Closing the financial gap
Distribution, however, is not behind the drive to create a conference network.
Revenue is.
In the SEC Network's infancy, the SEC already rakes in $9 million more per school than the Big 12, which even Bowlsby acknowledges only stands to widen in the status quo.
"If we do nothing, we will be substantially behind a decade from now," said Bowlsby, who noted the league has already had "frank discussions" about falling behind the Big Ten and SEC financially as "trend lines start to diverge."
That should push a league that has proved to be short-sighted at times in the past to give serious consideration to the future.
"We really haven't gotten into the revenue part of it, what a network would look like, what revenue that would bring additionally into the conference," West Virginia athletic director Shane Lyons said. "But you're looking at the big picture, trying to look years down the road at what [a conference network] would bring. ... Where is the revenue growth, where can it be, making sure there's not a large separation between us and the other Power 5 conferences' revenue distributions as we go down the path. Not today or tomorrow, but five years, 10 years from now."

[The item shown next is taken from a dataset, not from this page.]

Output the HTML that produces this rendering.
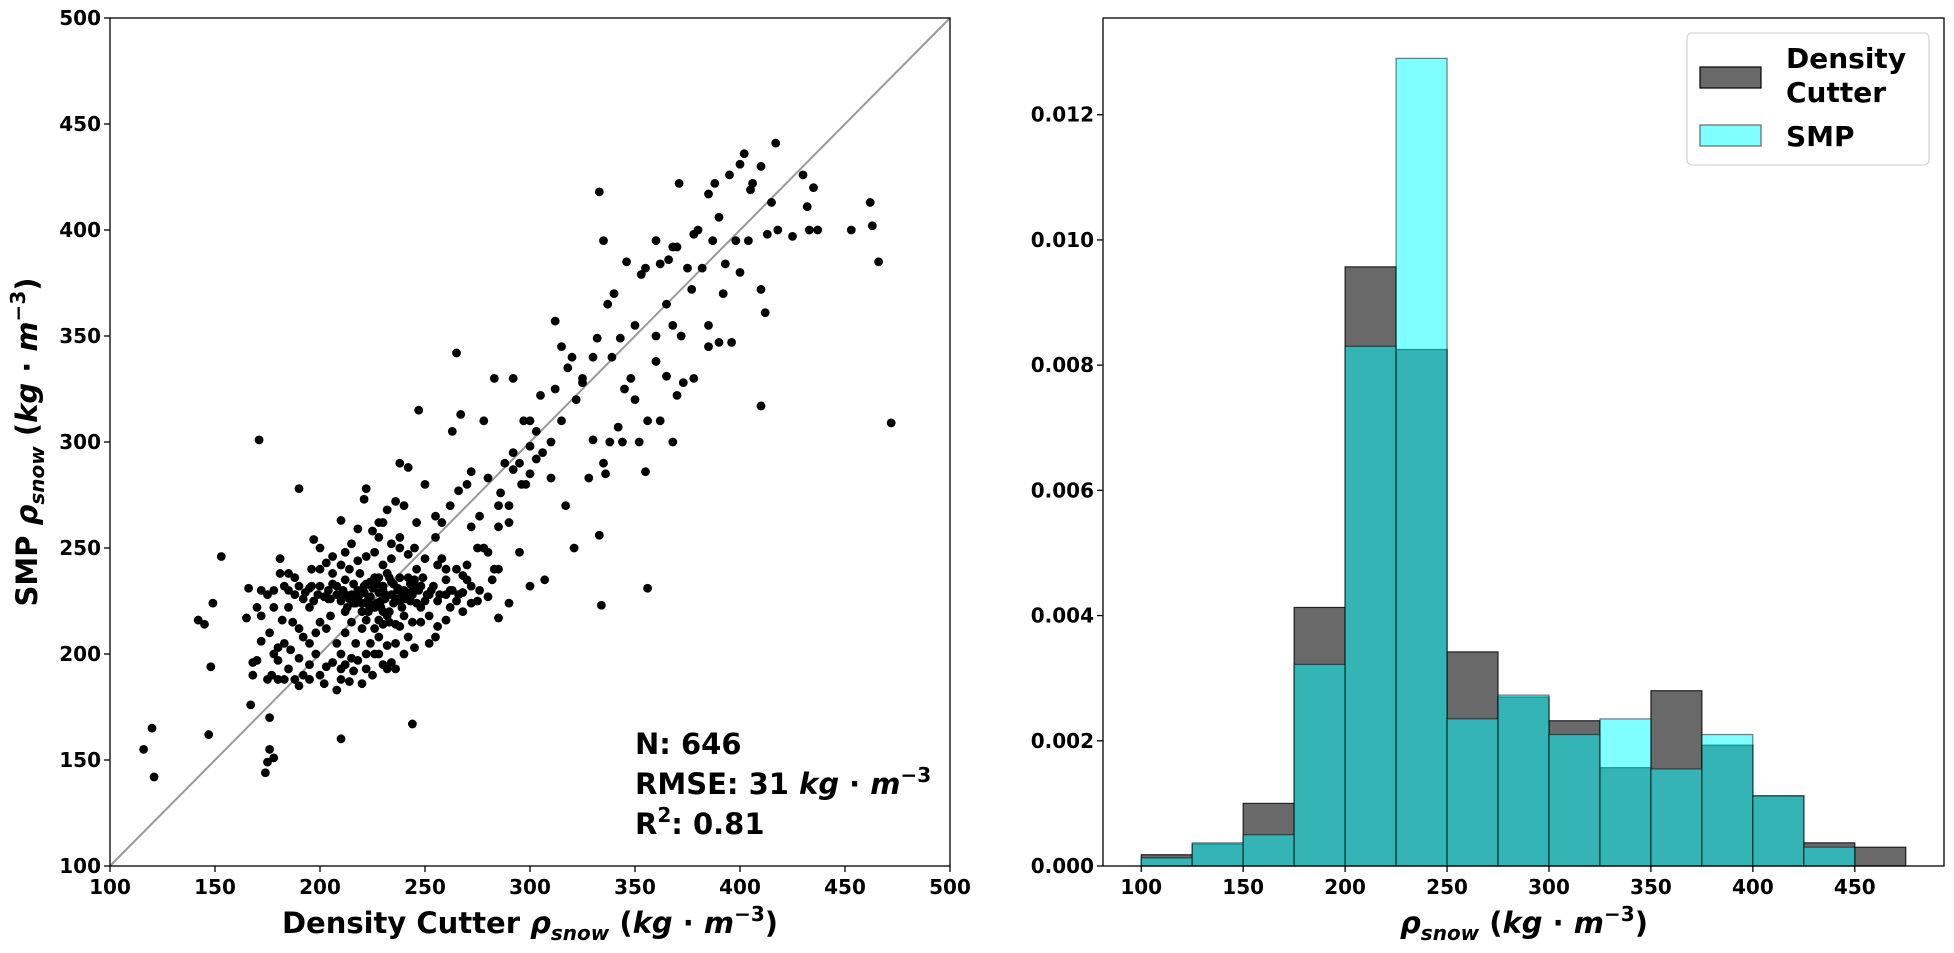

Yet for Texas -- not to mention Oklahoma, Kansas and West Virginia -- to recoup a palatable portion of tier 3 money, a Big 12 network would have to generate a collective payout in the ballpark of at least $80 million, provided the conference would share the revenue equally. That's a tall task, considering the Pac-12 delivered about only $17 million total through a network in its fourth year of existence.
CBSSports.com reported consumers outside the state of Texas pay only 2 cents per month for the Longhorn Network; consumers in the state, meanwhile, pay 28 cents for it on their monthly bill.

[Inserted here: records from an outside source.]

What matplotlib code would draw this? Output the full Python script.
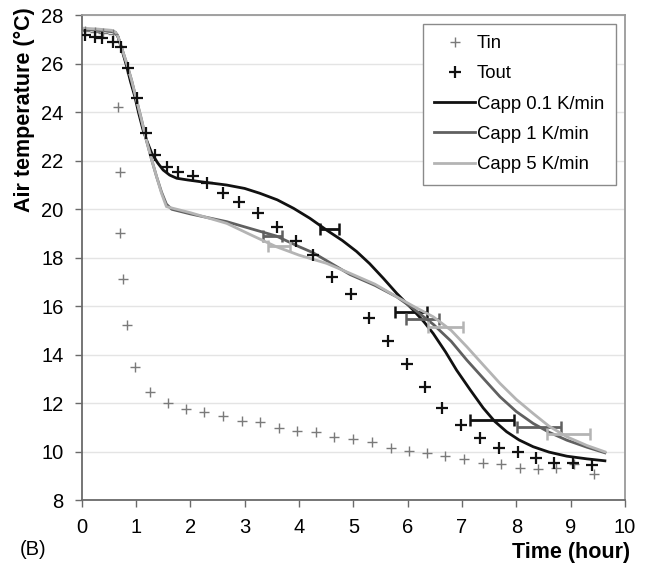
import matplotlib

matplotlib.use("Agg")
import matplotlib.pyplot as plt

# ---------------- DATA ----------------
TIN_X = [0.06, 0.25, 0.40, 0.58, 0.67, 0.70, 0.71, 0.77, 0.83, 0.99, 1.26, 1.59,
         1.92, 2.26, 2.61, 2.95, 3.29, 3.64, 3.97, 4.31, 4.65, 5.00, 5.34, 5.69,
         6.03, 6.35, 6.69, 7.04, 7.38, 7.72, 8.07, 8.40, 8.73, 9.06, 9.43]
TIN_Y = [27.35, 27.3, 27.25, 27.2, 24.22, 21.54, 19.0, 17.12, 15.2, 13.47, 12.47, 11.99,
         11.75, 11.62, 11.45, 11.27, 11.22, 10.98, 10.86, 10.82, 10.61, 10.50, 10.38, 10.13,
         10.02, 9.93, 9.83, 9.68, 9.55, 9.48, 9.31, 9.28, 9.31, 9.47, 9.07]

TOUT_X = [0.06, 0.25, 0.38, 0.58, 0.72, 0.86, 1.01, 1.18, 1.35, 1.58, 1.78, 2.05,
          2.30, 2.61, 2.90, 3.24, 3.59, 3.94, 4.26, 4.61, 4.95, 5.29, 5.63, 5.98,
          6.32, 6.64, 6.99, 7.33, 7.68, 8.03, 8.37, 8.69, 9.05, 9.39]
TOUT_Y = [27.18, 27.08, 27.04, 26.90, 26.67, 25.83, 24.57, 23.12, 22.23, 21.74, 21.54, 21.37,
          21.06, 20.65, 20.30, 19.82, 19.27, 18.69, 18.10, 17.20, 16.49, 15.49, 14.56, 13.60,
          12.66, 11.81, 11.09, 10.54, 10.13, 9.97, 9.72, 9.55, 9.51, 9.44]

C01_X = [0, 0.3, 0.55, 0.62, 0.67, 0.75, 0.83, 0.90, 0.98, 1.05, 1.13, 1.21, 1.29, 1.40,
         1.50, 1.62, 1.75, 1.95, 2.18, 2.67, 3.0, 3.28, 3.6, 3.90, 4.2, 4.51, 4.8, 5.06,
         5.3, 5.55, 5.80, 6.10, 6.3, 6.47, 6.7, 6.90, 7.15, 7.39, 7.6, 7.82, 8.05, 8.31,
         8.6, 8.93, 9.3, 9.63]
C01_Y = [27.42, 27.38, 27.33, 27.28, 27.1, 26.5, 25.87, 25.25, 24.63, 23.95, 23.26, 22.75,
         22.3, 21.9, 21.61, 21.4, 21.27, 21.2, 21.13, 20.99, 20.85, 20.65, 20.38, 20.03,
         19.62, 19.13, 18.7, 18.25, 17.75, 17.15, 16.52, 15.84, 15.35, 14.87, 14.1, 13.36,
         12.55, 11.8, 11.25, 10.82, 10.48, 10.20, 9.98, 9.81, 9.7, 9.62]

C1_X = [0, 0.3, 0.55, 0.62, 0.67, 0.75, 0.83, 0.92, 1.01, 1.10, 1.19, 1.28, 1.38, 1.47,
        1.56, 1.66, 2.0, 2.67, 3.1, 3.58, 4.0, 4.26, 4.6, 4.94, 5.4, 5.80, 6.1, 6.47,
        6.8, 7.09, 7.4, 7.70, 8.0, 8.31, 8.6, 8.93, 9.3, 9.63]
C1_Y = [27.42, 27.38, 27.33, 27.28, 27.1, 26.55, 26.0, 25.3, 24.5, 23.7, 22.85, 22.1,
        21.33, 20.7, 20.2, 19.99, 19.8, 19.48, 19.2, 18.89, 18.45, 18.2, 17.75, 17.3,
        16.85, 16.38, 15.9, 15.25, 14.55, 13.77, 13.0, 12.26, 11.65, 11.16, 10.8, 10.47,
        10.18, 9.95]

C5_X = [0, 0.3, 0.55, 0.62, 0.67, 0.75, 0.83, 0.92, 1.01, 1.10, 1.19, 1.28, 1.38, 1.47,
        1.56, 2.0, 2.67, 3.1, 3.58, 4.0, 4.51, 4.94, 5.4, 5.80, 6.1, 6.47, 6.8, 7.09,
        7.4, 7.70, 8.0, 8.31, 8.6, 8.93, 9.3, 9.63]
C5_Y = [27.46, 27.42, 27.37, 27.3, 27.12, 26.55, 26.0, 25.3, 24.5, 23.7, 22.85, 22.1,
        21.33, 20.65, 20.1, 19.85, 19.41, 18.95, 18.45, 18.1, 17.76, 17.35, 16.9, 16.38,
        16.0, 15.56, 15.0, 14.32, 13.55, 12.81, 12.15, 11.57, 11.05, 10.61, 10.25, 9.99]

# horizontal error bars (centre x, y, half width)
ERR_01 = ([4.56, 6.06, 7.55], [19.16, 15.77, 11.30], [0.18, 0.30, 0.40])
ERR_1 = ([3.51, 6.27, 8.42], [18.89, 15.45, 11.02], [0.17, 0.30, 0.40])
ERR_5 = ([3.63, 6.70, 8.96], [18.47, 15.15, 10.71], [0.20, 0.32, 0.40])

# ---------------- PLOT ----------------
plt.rcParams["font.family"] = ["Liberation Sans", "DejaVu Sans"]

fig = plt.figure(figsize=(6.48, 5.67), dpi=100)
ax = fig.add_axes([0.126, 0.118, 0.8385, 0.8555])

ax.plot(TIN_X, TIN_Y, ls="none", marker="+", ms=6.5, mew=1.0, color="#7a7a7a", label="Tin", zorder=3)
ax.plot(TOUT_X, TOUT_Y, ls="none", marker="+", ms=8, mew=1.6, color="#111111", label="Tout", zorder=4)

series = [
    (C01_X, C01_Y, ERR_01, "#111111", "Capp 0.1 K/min"),
    (C1_X, C1_Y, ERR_1, "#606060", "Capp 1 K/min"),
    (C5_X, C5_Y, ERR_5, "#b4b4b4", "Capp 5 K/min"),
]
for xs, ys, err, col, lab in series:
    ax.plot(xs, ys, color=col, lw=2.0, label=lab, zorder=2, solid_joinstyle="round")
    ax.errorbar(err[0], err[1], xerr=err[2], fmt="none", ecolor=col, elinewidth=2.0,
                capsize=4, capthick=1.8, zorder=2)

ax.set_xlim(0, 10)
ax.set_ylim(8, 28)
ax.set_xticks(range(0, 11))
ax.set_yticks(range(8, 29, 2))
ax.yaxis.grid(True, color="#e4e4e4", lw=1.0)
ax.set_axisbelow(True)
for side in ["left", "bottom", "top", "right"]:
    ax.spines[side].set_color("#6a6a6a")
    ax.spines[side].set_linewidth(1.3)
ax.spines["top"].set_color("#9a9a9a")
ax.spines["right"].set_color("#9a9a9a")
ax.tick_params(axis="both", labelsize=14.5, color="#6a6a6a", length=5, width=1.0, direction="out")
ax.tick_params(axis="x", pad=8)
ax.tick_params(axis="y", pad=8)

fig.text(0.037, 0.806, "Air temperature (°C)", fontsize=15.5, fontweight="bold",
         rotation=90, ha="center", va="center")
fig.text(0.972, 0.026, "Time (hour)", fontsize=15.5, fontweight="bold", ha="right", va="center")
fig.text(0.031, 0.03, "(B)", fontsize=14.5, ha="left", va="center")

leg = ax.legend(loc="upper right", bbox_to_anchor=(0.9895, 0.99), fontsize=13.3, frameon=True,
                fancybox=False, framealpha=1, edgecolor="#8a8a8a", handlelength=2.2,
                labelspacing=0.72, borderpad=0.62, handletextpad=0.1, borderaxespad=0.2)
leg.get_frame().set_linewidth(1.0)

fig.savefig("out.png", dpi=100)
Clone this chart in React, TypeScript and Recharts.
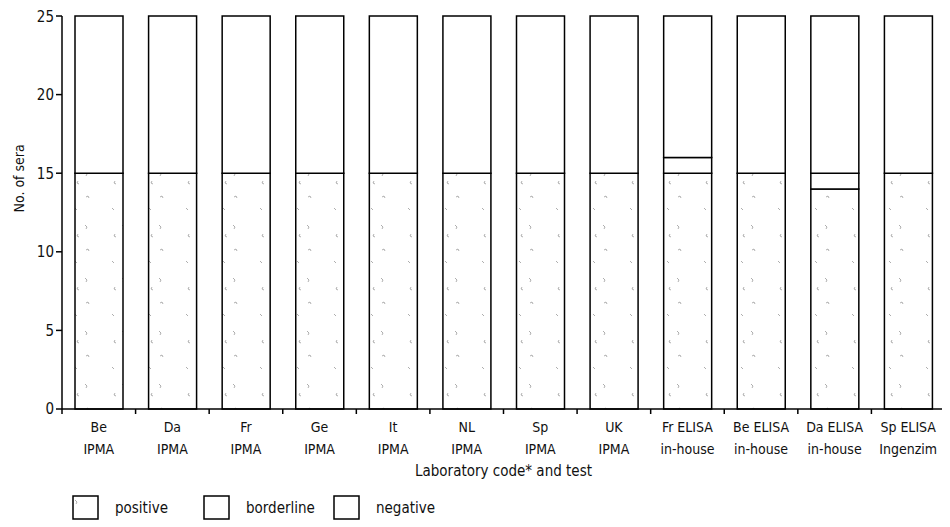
import { BarChart, Bar, XAxis, YAxis, Legend } from 'recharts'

const labs = ['Be', 'Da', 'Fr', 'Ge', 'It', 'NL', 'Sp', 'UK', 'Fr ELISA', 'Be ELISA', 'Da ELISA', 'Sp ELISA']
const tests = ['IPMA', 'IPMA', 'IPMA', 'IPMA', 'IPMA', 'IPMA', 'IPMA', 'IPMA', 'in-house', 'in-house', 'in-house', 'Ingenzim']
const positive = [15, 15, 15, 15, 15, 15, 15, 15, 15, 15, 14, 15]
const borderline = [0, 0, 0, 0, 0, 0, 0, 0, 1, 0, 1, 0]
const negative = [10, 10, 10, 10, 10, 10, 10, 10, 9, 10, 10, 10]
const yTicks = [0, 5, 10, 15, 20, 25]

const data = labs.map((lab, i) => ({
  name: lab + '|' + tests[i],
  positive: positive[i],
  borderline: borderline[i],
  negative: negative[i],
}))

const FONT = '"Liberation Sans Narrow", "DejaVu Sans Condensed", "Roboto", sans-serif'
const W = 942
const H = 519
const LEFT = 54
const RIGHT = 5
const band = (W - LEFT - RIGHT) / labs.length

const XTick = ({ x, y, payload, index }: any) => {
  const [a, b] = String(payload.value).split('|')
  return (
    <g>
      <line x1={x - band / 2} x2={x - band / 2} y1={y - 8} y2={y - 3} stroke="#000" strokeWidth={1.5} />
      {index === labs.length - 1 && (
        <line x1={x + band / 2} x2={x + band / 2} y1={y - 8} y2={y - 3} stroke="#000" strokeWidth={1.5} />
      )}
      <text x={x} y={y + 15} textAnchor="middle" fontSize={14} fill="#111" fontFamily={FONT}>{a}</text>
      <text x={x} y={y + 37} textAnchor="middle" fontSize={14} fill="#111" fontFamily={FONT}>{b}</text>
    </g>
  )
}

const LegendBox = ({ label, pattern, width }: { label: string; pattern?: boolean; width: number }) => (
  <div style={{ display: 'flex', alignItems: 'center', width }}>
    <svg width={27} height={25} style={{ marginRight: 16 }}>
      <rect x={1} y={1} width={25} height={23} fill={pattern ? 'url(#speckle)' : '#fff'} stroke="#000" strokeWidth={1.5} />
    </svg>
    <span style={{ fontSize: 15, fontFamily: FONT, color: '#111' }}>{label}</span>
  </div>
)

const renderLegend = () => (
  <div style={{ display: 'flex', paddingLeft: 64, paddingTop: 9 }}>
    <LegendBox label="positive" pattern width={131} />
    <LegendBox label="borderline" width={130} />
    <LegendBox label="negative" width={120} />
  </div>
)

function App() {
  return (
    <BarChart width={W} height={H} data={data} margin={{ top: 8, right: RIGHT, bottom: 0, left: 0 }}>
      <defs>
        <pattern id="speckle" width="37" height="53" patternUnits="userSpaceOnUse">
          <rect width="37" height="53" fill="#fff" />
          <path d="M3 5 l2 2 l-1 2 M4 30 l2 -1 l1 2 M30 41 l2 2 M33 14 l-1 2 l2 1" stroke="#999" strokeWidth={0.8} fill="none" />
        </pattern>
      </defs>
      <XAxis
        dataKey="name"
        tick={<XTick />}
        tickLine={false}
        axisLine={{ stroke: '#000', strokeWidth: 1.5 }}
        interval={0}
        height={77}
        label={{ value: 'Laboratory code* and test', position: 'insideBottom', offset: 10, fontSize: 15, fill: '#111', fontFamily: FONT }}
      />
      <YAxis
        domain={[0, 25]}
        ticks={yTicks}
        width={LEFT}
        tickSize={6}
        tickLine={{ stroke: '#000', strokeWidth: 1.5 }}
        axisLine={{ stroke: '#000', strokeWidth: 1.5 }}
        tick={{ fontSize: 15, fill: '#111', fontFamily: FONT }}
        label={{ value: 'No. of sera', angle: -90, position: 'insideLeft', offset: 0, fontSize: 14, fill: '#111', fontFamily: FONT, dx: 11 }}
      />
      <Legend verticalAlign="bottom" height={41} content={renderLegend} />
      <Bar dataKey="positive" stackId="a" barSize={48} fill="url(#speckle)" stroke="#000" strokeWidth={1.5} isAnimationActive={false} />
      <Bar dataKey="borderline" stackId="a" barSize={48} fill="#fff" stroke="#000" strokeWidth={1.5} isAnimationActive={false} />
      <Bar dataKey="negative" stackId="a" barSize={48} fill="#fff" stroke="#000" strokeWidth={1.5} isAnimationActive={false} />
    </BarChart>
  )
}

export default App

Through shrewd expansion, which would deliver more content and theoretically more eyeballs, could a Big 12 network prompt a hike in that average subscription fee while doubling the current distribution of the Longhorn Network to, say, 40 million?
Boren seems to think so.
The Big 12, meanwhile, has hired consultants Navigate Research and Bevilacqua Helfant Ventures to crunch the numbers on the potential of a conference network. Both are slated to give presentations in Irving before league presidents and athletic directors.
If either firm concludes that Texas would have to give up millions to make a revenue-sharing model work, the network effort could be dead on arrival. Otherwise, the Big 12 would have to come up with an alternate proposal, like ESPN forking over millions to buy out the Longhorn Network contract, or Texas getting a much larger chunk out of the conference network pie.

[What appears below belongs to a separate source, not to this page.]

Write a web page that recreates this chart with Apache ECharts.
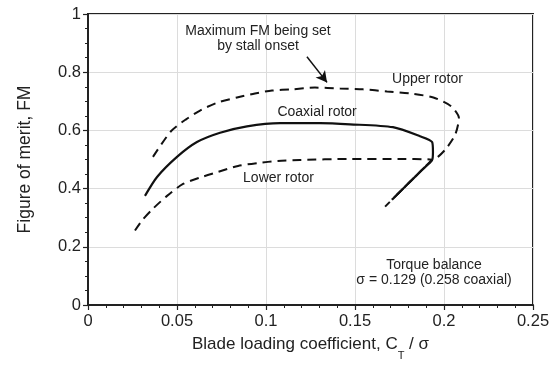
<!DOCTYPE html>
<html><head><meta charset="utf-8">
<script src="https://cdn.jsdelivr.net/npm/echarts@6/dist/echarts.min.js"></script>
<style>html,body{margin:0;padding:0;background:#fff}#c{width:558px;height:366px}</style>
</head><body><div id="c"></div>
<script>
var xTicks = [0, 0.05, 0.1, 0.15, 0.2, 0.25];
var yTicks = [0, 0.2, 0.4, 0.6, 0.8, 1];

var upperX = [0.0365,0.0466,0.0551,0.0640,0.0730,0.0837,0.0938,0.1034,0.1146,0.1275,0.1416,0.1545,0.168,0.181,0.194,0.204,0.2084,0.2062,0.201,0.1966,0.1933,0.1876,0.182,0.1764,0.1708,0.1669];
var upperY = [0.509,0.597,0.638,0.672,0.696,0.713,0.727,0.737,0.741,0.747,0.744,0.741,0.734,0.727,0.713,0.683,0.642,0.584,0.536,0.509,0.498,0.464,0.430,0.396,0.362,0.338];

var coaxX = [0.032,0.0388,0.050,0.0612,0.0742,0.0893,0.1079,0.1303,0.1472,0.1713,0.1865,0.1933,0.1938,0.1933,0.1876,0.182,0.1764,0.1708];
var coaxY = [0.375,0.440,0.509,0.560,0.592,0.614,0.625,0.625,0.621,0.611,0.580,0.560,0.526,0.498,0.464,0.430,0.396,0.362];

var lowerX = [0.0264,0.0303,0.036,0.0444,0.0534,0.064,0.073,0.0843,0.0955,0.1067,0.119,0.147,0.175,0.1933,0.1876,0.182,0.1764,0.1708];
var lowerY = [0.256,0.290,0.328,0.375,0.416,0.440,0.457,0.478,0.488,0.495,0.498,0.502,0.502,0.498,0.464,0.430,0.396,0.362];

var noteTexts = ['Maximum FM being set\nby stall onset', 'Upper rotor', 'Coaxial rotor', 'Lower rotor', 'Torque balance\nσ = 0.129 (0.258 coaxial)'];
var noteX = [0.0955, 0.1907, 0.1287, 0.107, 0.1944];
var noteY = [0.915, 0.775, 0.662, 0.437, 0.1126];

var arrowFrom = [0.123, 0.853];
var arrowTo = [0.1343, 0.765];

function zip(xs, ys){ return xs.map(function(x,i){ return [x, ys[i]]; }); }

var FONT = '"Liberation Sans", Arial, Helvetica, sans-serif';
var chart = echarts.init(document.getElementById('c'), null, {renderer:'canvas'});

var axisCommon = {
  axisLine: {show:true, lineStyle:{color:'#222', width:2}},
  axisTick: {show:true, inside:false, length:5, lineStyle:{color:'#222', width:1.2}},
  splitLine: {show:true, lineStyle:{color:'#dcdcdc', width:1}}
};

var option = {
  backgroundColor:'#fff',
  animation:false,
  grid: {left:88, right:25, top:14, bottom:59, show:true, borderColor:'#222', borderWidth:2, containLabel:false},
  xAxis: Object.assign({}, axisCommon, {
    type:'value', min:0, max:0.25, interval:0.05,
    minorTick:{show:true, splitNumber:5, length:3, lineStyle:{color:'#222', width:1}},
    axisLabel: {color:'#222', fontSize:16.5, fontFamily:FONT, margin:8,
      formatter:function(v){ var i = xTicks.indexOf(+v.toFixed(2)); return i>=0 ? String(xTicks[i]) : ''; }},
    name:'Blade loading coefficient, C{sub|T} / σ',
    nameLocation:'middle', nameGap:31,
    nameTextStyle:{color:'#222', fontSize:17, fontFamily:FONT,
      rich:{sub:{fontSize:11, verticalAlign:'bottom', padding:[0,0,-8,0], fontFamily:FONT, color:'#222'}}}
  }),
  yAxis: Object.assign({}, axisCommon, {
    type:'value', min:0, max:1, interval:0.2,
    minorTick:{show:true, splitNumber:4, length:3, lineStyle:{color:'#222', width:1}},
    axisLabel: {color:'#222', fontSize:16.5, fontFamily:FONT, margin:7,
      formatter:function(v){ var i = yTicks.indexOf(+v.toFixed(1)); return i>=0 ? String(yTicks[i]) : ''; }},
    name:'Figure of merit, FM', nameLocation:'middle', nameGap:54, nameRotate:90,
    nameTextStyle:{color:'#222', fontSize:17.5, fontFamily:FONT}
  }),
  series: [
    {type:'line', name:'Upper rotor', data:zip(upperX, upperY), showSymbol:false, smooth:0.25,
     lineStyle:{color:'#111', width:2, type:[9,6]}, z:3},
    {type:'line', name:'Lower rotor', data:zip(lowerX, lowerY), showSymbol:false, smooth:0.25,
     lineStyle:{color:'#111', width:2, type:[9,6]}, z:3},
    {type:'line', name:'Coaxial rotor', data:zip(coaxX, coaxY), showSymbol:false, smooth:0.25,
     lineStyle:{color:'#111', width:2.2}, z:4,
     markLine:{silent:true, symbol:['none','arrow'], symbolSize:[9,11],
       lineStyle:{color:'#111', width:1.5, type:'solid'}, label:{show:false},
       data:[[{coord:arrowFrom},{coord:arrowTo}]]}},
    {type:'scatter', name:'notes', data:zip(noteX, noteY).map(function(p,i){ return {value:p, label:{formatter:noteTexts[i]}}; }),
     symbolSize:2, itemStyle:{color:'rgba(0,0,0,0)'}, silent:true, z:5,
     label:{show:true, position:'inside', color:'#222', opacity:1, fontSize:14, fontFamily:FONT, lineHeight:15, align:'center', verticalAlign:'middle'}}
  ]
};
chart.setOption(option);
</script></body></html>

Said the former industry insider, who worked in programming and distribution: "Texas is going to come away a winner from this, regardless."
According to Castiglione, the conference network question hinges on whether "it can be proven that it's a means to an end -- and the end being greater conference strength and stability."
In the summer of 2010, the Longhorn Network was created in large part to keep the Big 12 from imploding. Now, Boren says he believes the Longhorn Network's demise is the key to making the league stronger and more stable.
"I'm not out to embarrass Texas," Boren said in January. "I'm not out to make them financially worse off."
But could Texas still be made whole, or close to it, through a conference network?
And could a network actually help close the revenue gap with the SEC and Big Ten?
Is there a willing partner?
And do the numbers make sense?
The network debate is already raging in every corner of the league. And in one of the most pivotal times to hit the conference since its inception two decades ago, the network debate figures to consume the league in the coming weeks.
The outcome could determine the league's future or whether the Big 12 has one at all.